If your income goes up by £2,500 or more and you delay telling the Tax Credit Office or wait until the next time your claim is due to be re-assessed, you might find that you have been overpaid tax credits.
You’ll be asked to pay this extra money back, either by reducing your future tax credits or by direct payments if your tax credits have stopped.
To avoid this bill, it’s even more important to tell the Tax Credit Office within 30 days of when you get the extra money.
It’ll be easier for your tax credits to be adjusted, and decrease the chance you’ll be chased for over-payments at a later date.
It also works the other way. If your income falls by £2,500 or more, you might be entitled to more tax credits.
If you’re asked to repay tax credits and will struggle to pay, speak to the Tax Credit Office as soon as you can.
Find out more about what to do if you’re overpaid tax credits on the GOV.UK websiteopens in new window
Other tax credits you might qualify for
If you work and you’re on a low income, you might be eligible for Working Tax Credit to top up your earnings.
And if you have children and you work, you might be eligible for the ‘childcare element’ of Working Tax Credit to help with the cost of childcare.

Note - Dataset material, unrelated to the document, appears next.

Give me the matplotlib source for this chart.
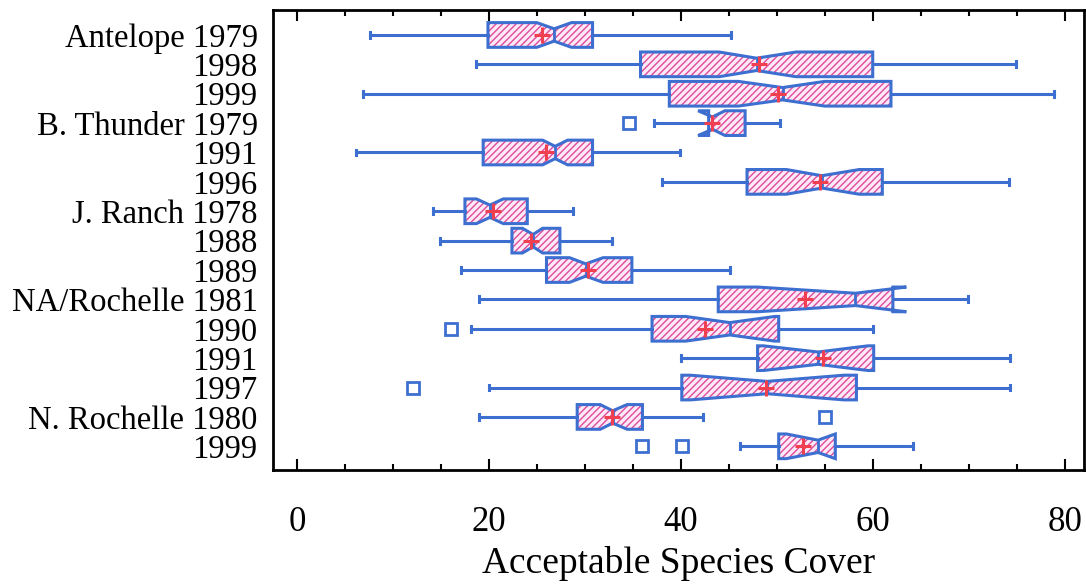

When you apply for Child Tax Credit you’ll also be told whether you qualify for Working Tax Credit. There’s no need to claim them separately.
Remember, if you’re eligible for Working Tax credit, your income threshold for the maximum tax credit amount will be lower.
Changes to Child Tax Credits
From April 2017, if you’re making a new Child Tax Credit claim, there are plans to limit support to the first two children (unless you have a multiple birth).
You’ll also no longer be able to claim the family element.
You’ll still be able to claim the disabled child premium for any of your children who are eligible to get it.
If you’re already claiming Child Tax Credits and you have more than two children, you won’t be affected by the changes.
These changes could have an impact on your income if you’re affected, so it’s best to be prepared.
Child Tax Credit and Universal Credit
Child Tax Credit is one of the six benefits that is being phased out and replaced by Universal Credit.
If you’re already claiming Child Tax Credit you probably won’t be affected right now.
You can continue to make new claims for Child Tax Credit. But you can’t claim tax credits and Universal Credit at the same time.
At the moment, you would only claim Universal Credit instead of tax credits if:
- You start living with a partner who already receives Universal Credit
- You live in one of the areas where Universal Credit is being introduced and you lose your job
If you’re affected by Universal Credit, the Tax Credit Office will tell you what you need to do to close your tax credits claim.